Il macro-obiettivo del Net-Zero Act è produrre ‘in-house’ entro il 2030 almeno il 40% della tecnologia pulita necessaria alla svolta verde. A questo fine l’Ue è pronta ad una serie di agevolazioni per tutti quei progetti che includano, innanzitutto, 8 tecnologie definite strategiche: dall’eolico al fotovoltaico, dal biogas all’elettrico. Permessi più facili, agevolazioni fiscali, sandbox regolamentari dove testare le nuove tecnologie in ambienti ad hoc sono tra i principali strumenti che Bruxelles metterà a disposizione. Il testo, tuttavia, mantiene una certa vaghezza sullo strumento numero uno: i finanziamenti. Certo, c’è il nuovo regime temporaneo di aiuti di Stato varato proprio con gli stessi obiettivi. C’è la banca dell’idrogeno, lanciata assieme al piano. E ci sono i programmi europei già in funzione, dal Recovery a InvestEu fino al Fondo Innovazione. Ma non basta. Lo sostengono gli industriali europei. Presto, potrebbero sostenerlo anche diverse capitali dell’Unione, Roma inclusa. Tutte aggrappate ad una frase contenuta nel piano: “una risposta più strutturale alle esigenze di investimento sarà fornita dal Fondo europeo di sovranità”.

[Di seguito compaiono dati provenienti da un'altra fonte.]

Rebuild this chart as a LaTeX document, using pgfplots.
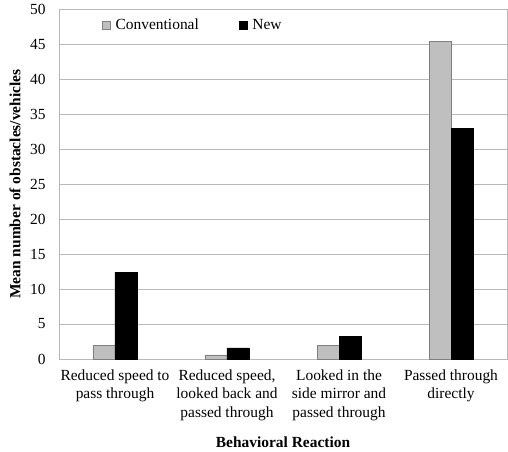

Il Raw Material Act ha, invece, per oggetto un elenco di materie prime critiche la cui domanda è in costante crescita ma che, in futuro, potrebbero scarseggiare. Nichel, tungsteno, magnesio, elementi delle terre rare, litio sono solo alcuni esempi. Il piano è che, entro il 2030 l’Ue non usi oltre il 65% di materie critiche provenienti da un singolo Paese terzo. E, sebbene non sia scritto, si tratta della Cina. Tra gli obiettivi c’è anche quello di estrarre in Ue, entro lo stesso anno, almeno il 10% delle materie critiche utilizzate. “Oggi finisce l’ingenuità e si passa all’azione”, ha scandito il commissario al Mercato Interno Thierry Breton presentandosi ai cronisti con Frans Timmermans. E il vice presidente dell’esecutivo Ue si è anche soffermato sull’attacco alla direttiva sulle case green arrivato da Giorgia Meloni.”Ho letto sulla stampa italiana cose sbagliate, c’è bisogno di spiegare. E’ nell’interesse di Roma andare avanti”, ha sottolineato Timmermans dicendosi inoltre fiducioso in un accordo con la Germania per sbloccare l’altro dossier incandescente di questi giorni, lo stop alle auto a benzina e diesel dal 2035. Ma le parole dell’olandese hanno subito innescato la brusca reazione di Fdi e Lega. “Abbiamo le idee molto chiare. Timmermans confonde la realtà con i suoi desideri, si rassegni e si goda gli ultimi mesi da commissario”, è stata la loro replica. E la sensazione è che il botta e risposta sia tutt’altro che finito.